HMC Architects and the Marin Community College District celebrated the topping out of the College of Marin’s new learning resource center (LRC) in Kentfield, California. HMC joined Architect of Record and Design Architect Group 4 Architecture and construction partners Alten Construction and Gilbane, district representatives, and faculty and staff to sign their names to the final beam and mark the construction milestone.
As the unifying heart of campus, the new LRC fosters connection among diverse students, faculty, staff, and community members and creates a campus hub by integrating a wide range of student services into this singular facility. The planning process focused on creating an active central hub for campus life where every student feels welcome. The building anchors the intersection of student life and the adjacent Kentfield community while harmonizing a divergent series of existing buildings along the college’s iconic open space with panoramic views toward Mount Tamalpais, known locally as Mount Tam.

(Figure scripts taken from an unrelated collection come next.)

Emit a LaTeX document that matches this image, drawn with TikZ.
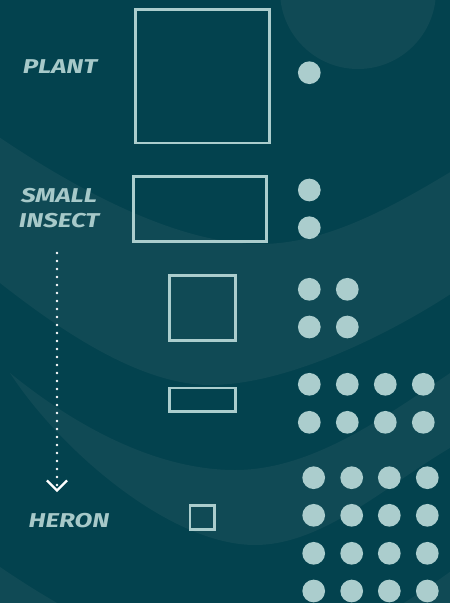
\documentclass[tikz,border=0pt]{standalone}
\usepackage{fontspec}
\usetikzlibrary{arrows.meta}
\newfontfamily\labelfont[FakeStretch=1.3]{Fira Sans}
\definecolor{bg}{HTML}{03424E}
\definecolor{band}{HTML}{104A55}
\definecolor{pale}{HTML}{ABCDCD}
\definecolor{labelc}{HTML}{A7C9C9}
\tikzset{
  box/.style={draw=pale, line width=2.6pt, inner sep=0pt, fill=none},
  dot/.style={circle, fill=pale, minimum size=22.7pt, inner sep=0pt},
  lbl/.style={text=labelc, inner sep=0pt, align=center,
    font=\labelfont\bfseries\itshape\fontsize{20}{25}\selectfont},
  dotline/.style={white, line width=2.8pt, line cap=round, dash pattern=on 0pt off 8pt}
}
\begin{document}
\begin{tikzpicture}[x=1pt,y=-1pt]
\useasboundingbox (0,0) rectangle (450,603);
\fill[bg] (0,0) rectangle (450,603);
\begin{scope}
\clip (0,0) rectangle (450,603);
\fill[band] (358,-9) circle[radius=78];
% band 1
\fill[band] (-20,124) .. controls (60,180) and (170,244) .. (260,244)
  .. controls (330,244) and (400,203) .. (470,160)
  -- (470,281) .. controls (400,330) and (290,385) .. (210,385)
  .. controls (140,385) and (60,330) .. (0,283) -- (-20,267) -- cycle;
% band 2
\fill[band] (10,373) .. controls (80,430) and (160,470) .. (235,470)
  .. controls (320,470) and (400,405) .. (470,360)
  -- (470,437) .. controls (400,472) and (330,545) .. (255,545)
  .. controls (170,545) and (60,450) .. (10,373) -- cycle;
% band 3
\fill[band] (-20,553) .. controls (60,610) and (150,660) .. (230,660)
  .. controls (320,660) and (400,610) .. (470,557) -- (470,700) -- (-20,700) -- cycle;
\end{scope}

% boxes
\node[box, minimum width=133.8pt, minimum height=133.3pt] (b1) at (202.4,76.3) {};
\node[box, minimum width=133pt, minimum height=64.8pt] (b2) at (200,208.9) {};
\node[box, minimum width=65.8pt, minimum height=64.8pt] (b3) at (202.4,307.9) {};
\node[box, minimum width=65.8pt, minimum height=23.3pt] (b4) at (202.4,399.7) {};
\node[box, minimum width=24.7pt, minimum height=23.8pt] (b5) at (202.4,517.4) {};

% dots
\node[dot] (d1) at (309.3,72.7) {};
\node[dot] (d2a) at (309.3,190) {};
\node[dot] (d2b) at (309.3,227.7) {};
\foreach \x [count=\i] in {309.3,347.3} {
  \foreach \y [count=\j] in {289.3,327} {
    \node[dot] (d3-\i-\j) at (\x,\y) {};
  }
}
\foreach \x [count=\i] in {309.3,347.3,385.3,423.3} {
  \foreach \y [count=\j] in {384.3,422.3} {
    \node[dot] (d4-\i-\j) at (\x,\y) {};
  }
}
\foreach \x [count=\i] in {313.7,351.7,389.3,427.3} {
  \foreach \y [count=\j] in {477.7,515.3,553.3,591} {
    \node[dot] (d5-\i-\j) at (\x,\y) {};
  }
}

% labels
\node[lbl] (plant) at (60,67) {PLANT};
\node[lbl] (insect) at (59,208.5) {SMALL\\INSECT};
\node[lbl] (heron) at (69,521) {HERON};

% arrow
\coordinate (atop) at (57,253);
\coordinate (atip) at (57,492);
\draw[dotline, -{Straight Barb[length=10pt, width=20pt, line width=2.2pt, line cap=butt]}] (atop) -- (atip);
\end{tikzpicture}
\end{document}
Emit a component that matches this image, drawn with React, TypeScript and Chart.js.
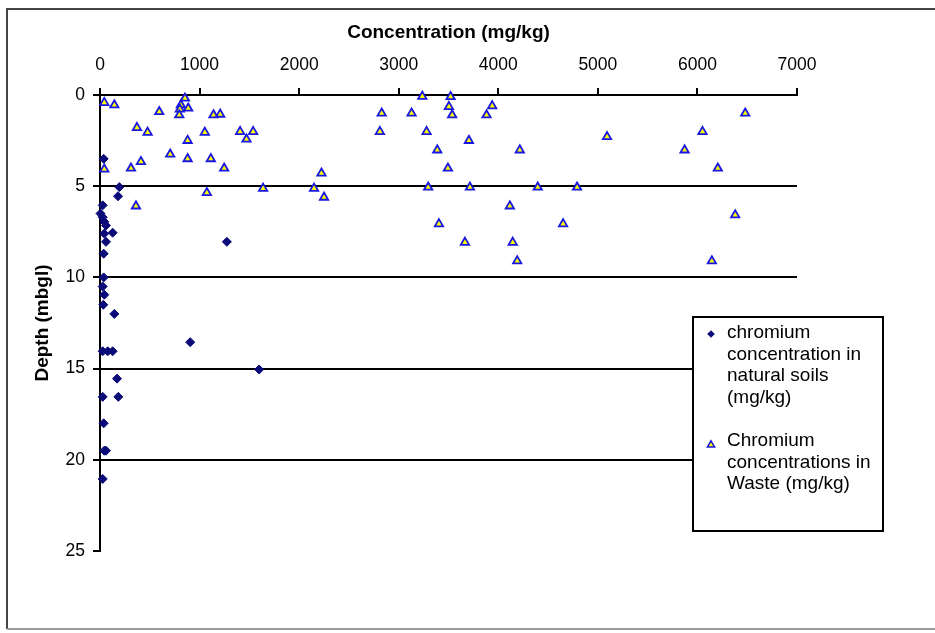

The LRC is designed to create generous, natural indoor-outdoor connections to the nearby creek, glade, and Mount Tam. The building is set into the hillside, which generously slopes around it on its west and north façades. This deep integration of architecture and landscape creates a series of plazas, decks, and terraces that can support individual, group, and even campus-wide events. On the interior, ample glazing enhances these connections and provides direct access to sun and shade terraces oriented towards the creek and Coastal Range. Critically, the building’s architectural language derives from closely reading the site’s solar orientation, prioritizing daylighting to interior spaces. Interior spaces, including the event space, wellness center, café, and campus reading room, have direct outdoor connections, taking advantage of Marin’s temperate climate. The building utilizes passive strategies to create a high-performance Net Zero Energy Ready design. Careful building orientation, window placement, skylights, and exterior shading systems maximize natural daylight while optimizing energy performance. A cool roof, Low-E glazing, insulated cement plaster, and metal panel rain screen systems balance building performance with economy and long-term durability.
The building will be complete in fall 2025.